====== SUPPLIED RECORDS ======
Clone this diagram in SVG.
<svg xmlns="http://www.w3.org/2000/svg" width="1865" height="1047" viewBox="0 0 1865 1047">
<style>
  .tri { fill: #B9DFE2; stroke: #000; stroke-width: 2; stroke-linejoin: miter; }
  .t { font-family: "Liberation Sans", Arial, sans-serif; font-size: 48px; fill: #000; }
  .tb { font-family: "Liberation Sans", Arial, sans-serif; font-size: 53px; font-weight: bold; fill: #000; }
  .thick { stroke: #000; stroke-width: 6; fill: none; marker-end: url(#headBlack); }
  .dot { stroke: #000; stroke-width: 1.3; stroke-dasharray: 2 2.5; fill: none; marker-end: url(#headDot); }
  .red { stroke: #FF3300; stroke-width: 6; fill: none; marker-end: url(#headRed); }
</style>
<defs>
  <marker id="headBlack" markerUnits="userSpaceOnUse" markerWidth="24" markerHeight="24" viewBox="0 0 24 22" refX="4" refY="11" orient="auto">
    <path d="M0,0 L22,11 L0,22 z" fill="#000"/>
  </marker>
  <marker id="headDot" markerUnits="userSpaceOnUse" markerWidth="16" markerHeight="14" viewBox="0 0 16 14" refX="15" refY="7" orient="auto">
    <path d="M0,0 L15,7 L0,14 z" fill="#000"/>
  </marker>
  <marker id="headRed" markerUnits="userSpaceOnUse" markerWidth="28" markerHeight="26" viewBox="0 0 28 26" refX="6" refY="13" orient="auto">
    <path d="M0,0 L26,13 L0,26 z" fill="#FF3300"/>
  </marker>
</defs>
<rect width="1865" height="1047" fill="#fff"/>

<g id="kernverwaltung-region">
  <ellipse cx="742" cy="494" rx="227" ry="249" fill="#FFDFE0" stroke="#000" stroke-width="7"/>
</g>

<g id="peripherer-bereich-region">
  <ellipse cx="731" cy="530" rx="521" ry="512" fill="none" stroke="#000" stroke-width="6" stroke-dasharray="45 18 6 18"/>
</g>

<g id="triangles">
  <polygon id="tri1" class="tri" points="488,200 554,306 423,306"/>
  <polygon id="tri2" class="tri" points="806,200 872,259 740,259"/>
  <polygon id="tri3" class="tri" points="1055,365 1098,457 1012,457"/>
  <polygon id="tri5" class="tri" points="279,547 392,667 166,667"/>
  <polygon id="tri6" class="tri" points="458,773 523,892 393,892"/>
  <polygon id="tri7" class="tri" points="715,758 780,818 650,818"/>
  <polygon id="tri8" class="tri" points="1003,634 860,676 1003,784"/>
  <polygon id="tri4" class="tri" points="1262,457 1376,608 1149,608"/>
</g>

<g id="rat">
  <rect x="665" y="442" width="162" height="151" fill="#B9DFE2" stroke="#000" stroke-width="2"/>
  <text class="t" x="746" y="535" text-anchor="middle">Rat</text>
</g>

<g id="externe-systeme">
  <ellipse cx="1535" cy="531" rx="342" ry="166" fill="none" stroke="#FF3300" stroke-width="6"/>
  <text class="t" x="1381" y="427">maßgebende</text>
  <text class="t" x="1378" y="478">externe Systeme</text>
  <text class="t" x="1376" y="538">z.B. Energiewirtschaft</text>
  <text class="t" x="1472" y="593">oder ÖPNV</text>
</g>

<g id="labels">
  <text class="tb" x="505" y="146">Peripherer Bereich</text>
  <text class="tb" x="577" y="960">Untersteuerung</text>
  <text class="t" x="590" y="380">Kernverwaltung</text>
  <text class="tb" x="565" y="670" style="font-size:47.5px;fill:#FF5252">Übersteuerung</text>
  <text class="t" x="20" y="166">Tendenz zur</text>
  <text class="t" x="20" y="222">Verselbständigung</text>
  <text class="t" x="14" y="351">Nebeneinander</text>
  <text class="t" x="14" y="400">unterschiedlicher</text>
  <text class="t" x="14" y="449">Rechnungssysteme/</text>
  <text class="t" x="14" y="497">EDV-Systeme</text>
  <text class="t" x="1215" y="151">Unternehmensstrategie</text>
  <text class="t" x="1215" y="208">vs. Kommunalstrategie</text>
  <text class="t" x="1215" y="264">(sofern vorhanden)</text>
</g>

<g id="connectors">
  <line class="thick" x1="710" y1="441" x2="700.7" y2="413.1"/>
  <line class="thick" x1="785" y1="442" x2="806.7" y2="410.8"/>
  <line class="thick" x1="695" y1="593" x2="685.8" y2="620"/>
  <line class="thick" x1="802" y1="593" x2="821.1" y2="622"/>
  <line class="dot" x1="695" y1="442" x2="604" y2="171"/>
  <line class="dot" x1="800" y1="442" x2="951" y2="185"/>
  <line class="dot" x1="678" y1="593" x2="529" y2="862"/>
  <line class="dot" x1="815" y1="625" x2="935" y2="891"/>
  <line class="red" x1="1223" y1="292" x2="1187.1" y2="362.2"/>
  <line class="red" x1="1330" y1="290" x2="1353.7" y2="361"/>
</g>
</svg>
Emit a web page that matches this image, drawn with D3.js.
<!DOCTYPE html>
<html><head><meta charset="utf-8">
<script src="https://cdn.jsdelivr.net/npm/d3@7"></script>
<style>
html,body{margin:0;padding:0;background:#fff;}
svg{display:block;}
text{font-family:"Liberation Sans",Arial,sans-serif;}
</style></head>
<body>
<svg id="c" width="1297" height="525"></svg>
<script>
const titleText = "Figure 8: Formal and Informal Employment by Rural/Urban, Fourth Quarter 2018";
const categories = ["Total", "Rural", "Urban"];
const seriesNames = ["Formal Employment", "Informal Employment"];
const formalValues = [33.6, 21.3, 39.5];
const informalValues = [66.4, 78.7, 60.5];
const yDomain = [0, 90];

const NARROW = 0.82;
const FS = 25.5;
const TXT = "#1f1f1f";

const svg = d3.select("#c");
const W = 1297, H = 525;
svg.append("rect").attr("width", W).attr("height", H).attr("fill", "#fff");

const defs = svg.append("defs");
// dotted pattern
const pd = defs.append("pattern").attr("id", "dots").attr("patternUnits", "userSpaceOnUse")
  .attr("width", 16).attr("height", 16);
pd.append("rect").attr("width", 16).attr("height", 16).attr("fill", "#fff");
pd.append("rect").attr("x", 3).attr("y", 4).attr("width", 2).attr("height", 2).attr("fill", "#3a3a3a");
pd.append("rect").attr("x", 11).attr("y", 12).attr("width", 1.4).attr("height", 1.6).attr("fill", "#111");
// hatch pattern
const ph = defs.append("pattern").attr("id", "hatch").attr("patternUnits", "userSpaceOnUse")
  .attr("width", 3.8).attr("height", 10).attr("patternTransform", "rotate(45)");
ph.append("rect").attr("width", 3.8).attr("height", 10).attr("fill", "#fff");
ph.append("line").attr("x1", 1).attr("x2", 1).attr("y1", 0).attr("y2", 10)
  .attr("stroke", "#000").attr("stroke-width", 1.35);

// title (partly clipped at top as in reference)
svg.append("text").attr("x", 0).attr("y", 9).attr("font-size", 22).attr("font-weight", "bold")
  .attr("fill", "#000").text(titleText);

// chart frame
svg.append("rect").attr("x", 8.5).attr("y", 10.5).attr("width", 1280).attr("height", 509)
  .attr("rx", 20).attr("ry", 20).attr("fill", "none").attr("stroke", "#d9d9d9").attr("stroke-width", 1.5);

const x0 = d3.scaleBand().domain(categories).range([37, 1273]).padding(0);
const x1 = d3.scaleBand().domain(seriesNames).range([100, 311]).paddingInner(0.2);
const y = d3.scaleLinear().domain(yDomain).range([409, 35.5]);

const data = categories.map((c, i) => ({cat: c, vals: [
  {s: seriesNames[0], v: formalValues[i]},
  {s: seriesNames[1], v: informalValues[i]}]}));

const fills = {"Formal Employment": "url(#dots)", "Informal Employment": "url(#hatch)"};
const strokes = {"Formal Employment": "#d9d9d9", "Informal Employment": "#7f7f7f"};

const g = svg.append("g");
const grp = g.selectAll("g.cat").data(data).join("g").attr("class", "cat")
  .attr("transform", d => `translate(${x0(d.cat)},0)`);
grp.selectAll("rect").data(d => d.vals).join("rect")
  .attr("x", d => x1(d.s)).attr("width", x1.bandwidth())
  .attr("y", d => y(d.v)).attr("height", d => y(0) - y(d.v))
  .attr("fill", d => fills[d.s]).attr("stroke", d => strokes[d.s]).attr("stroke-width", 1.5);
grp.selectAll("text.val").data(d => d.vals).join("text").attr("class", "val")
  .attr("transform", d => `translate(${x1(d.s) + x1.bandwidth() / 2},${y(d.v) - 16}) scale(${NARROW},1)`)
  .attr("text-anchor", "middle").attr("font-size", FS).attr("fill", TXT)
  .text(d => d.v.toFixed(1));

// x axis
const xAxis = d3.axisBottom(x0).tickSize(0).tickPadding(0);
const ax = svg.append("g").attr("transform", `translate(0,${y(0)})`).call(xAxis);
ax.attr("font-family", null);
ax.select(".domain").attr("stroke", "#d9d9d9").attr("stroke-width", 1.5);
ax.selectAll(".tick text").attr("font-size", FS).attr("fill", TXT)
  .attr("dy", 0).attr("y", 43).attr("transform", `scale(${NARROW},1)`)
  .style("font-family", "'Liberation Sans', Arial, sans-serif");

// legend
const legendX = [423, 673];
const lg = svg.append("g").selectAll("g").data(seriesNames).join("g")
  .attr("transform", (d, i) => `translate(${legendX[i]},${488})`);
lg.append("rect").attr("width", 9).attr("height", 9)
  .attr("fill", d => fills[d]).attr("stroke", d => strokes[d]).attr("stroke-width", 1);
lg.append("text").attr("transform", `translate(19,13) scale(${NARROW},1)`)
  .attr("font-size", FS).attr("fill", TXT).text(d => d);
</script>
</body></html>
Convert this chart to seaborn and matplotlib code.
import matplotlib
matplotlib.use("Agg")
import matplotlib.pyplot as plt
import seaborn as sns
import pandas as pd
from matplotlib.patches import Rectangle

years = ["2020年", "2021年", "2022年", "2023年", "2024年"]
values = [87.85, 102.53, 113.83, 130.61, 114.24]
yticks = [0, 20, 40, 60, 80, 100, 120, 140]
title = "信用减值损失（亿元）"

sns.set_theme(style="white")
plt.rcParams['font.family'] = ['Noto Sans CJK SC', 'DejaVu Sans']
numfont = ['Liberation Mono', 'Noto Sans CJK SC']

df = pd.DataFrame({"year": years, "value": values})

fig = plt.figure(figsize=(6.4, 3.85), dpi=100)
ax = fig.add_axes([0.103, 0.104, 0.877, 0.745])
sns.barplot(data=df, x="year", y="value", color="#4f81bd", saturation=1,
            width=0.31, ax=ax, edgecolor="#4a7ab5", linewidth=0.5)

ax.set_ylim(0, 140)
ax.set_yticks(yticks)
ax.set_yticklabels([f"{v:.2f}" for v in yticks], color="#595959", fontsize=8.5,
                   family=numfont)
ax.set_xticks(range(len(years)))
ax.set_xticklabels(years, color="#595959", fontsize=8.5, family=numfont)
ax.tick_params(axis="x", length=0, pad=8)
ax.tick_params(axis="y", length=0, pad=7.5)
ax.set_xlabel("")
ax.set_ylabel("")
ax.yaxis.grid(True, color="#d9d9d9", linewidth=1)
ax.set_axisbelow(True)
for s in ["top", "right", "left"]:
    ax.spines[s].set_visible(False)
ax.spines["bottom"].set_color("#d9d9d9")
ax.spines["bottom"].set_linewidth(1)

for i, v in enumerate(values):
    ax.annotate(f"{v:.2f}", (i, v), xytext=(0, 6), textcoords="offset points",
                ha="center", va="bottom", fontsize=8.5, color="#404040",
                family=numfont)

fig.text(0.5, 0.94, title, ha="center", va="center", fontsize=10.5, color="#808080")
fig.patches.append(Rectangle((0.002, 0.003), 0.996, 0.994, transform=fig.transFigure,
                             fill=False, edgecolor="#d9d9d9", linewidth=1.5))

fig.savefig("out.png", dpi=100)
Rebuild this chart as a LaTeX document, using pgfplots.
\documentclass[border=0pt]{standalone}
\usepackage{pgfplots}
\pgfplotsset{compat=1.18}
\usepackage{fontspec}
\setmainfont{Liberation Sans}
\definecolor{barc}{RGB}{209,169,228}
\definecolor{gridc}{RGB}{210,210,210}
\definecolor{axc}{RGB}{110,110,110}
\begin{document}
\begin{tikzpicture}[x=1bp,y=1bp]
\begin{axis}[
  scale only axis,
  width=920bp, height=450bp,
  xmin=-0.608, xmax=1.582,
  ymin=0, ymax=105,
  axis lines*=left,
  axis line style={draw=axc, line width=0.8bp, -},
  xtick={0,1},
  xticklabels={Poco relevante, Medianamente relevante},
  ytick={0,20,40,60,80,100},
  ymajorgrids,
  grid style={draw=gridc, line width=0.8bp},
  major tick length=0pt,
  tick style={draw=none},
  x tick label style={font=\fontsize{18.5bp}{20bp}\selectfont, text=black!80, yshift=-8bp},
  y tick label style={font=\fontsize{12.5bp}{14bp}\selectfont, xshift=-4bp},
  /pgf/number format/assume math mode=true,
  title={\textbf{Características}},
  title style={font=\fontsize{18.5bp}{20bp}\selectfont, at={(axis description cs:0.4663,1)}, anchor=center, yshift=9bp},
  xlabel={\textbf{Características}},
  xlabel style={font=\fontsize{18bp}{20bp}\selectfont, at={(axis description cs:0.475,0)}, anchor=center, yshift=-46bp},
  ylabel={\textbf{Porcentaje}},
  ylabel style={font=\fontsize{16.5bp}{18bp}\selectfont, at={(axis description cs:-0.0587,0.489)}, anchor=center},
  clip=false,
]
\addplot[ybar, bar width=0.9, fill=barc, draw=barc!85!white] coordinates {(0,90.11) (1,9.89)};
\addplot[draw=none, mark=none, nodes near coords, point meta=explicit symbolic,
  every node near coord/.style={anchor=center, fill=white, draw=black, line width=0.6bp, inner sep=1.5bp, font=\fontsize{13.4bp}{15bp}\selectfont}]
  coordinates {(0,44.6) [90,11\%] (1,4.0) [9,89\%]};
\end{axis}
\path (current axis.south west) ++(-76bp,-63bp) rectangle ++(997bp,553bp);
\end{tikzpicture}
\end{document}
======
▶ _WHAT IS REQUIRED_: Check each line of the data above for the string "this", then report how many lines have it, with no other words.

▶ _FINAL RESULT_: 4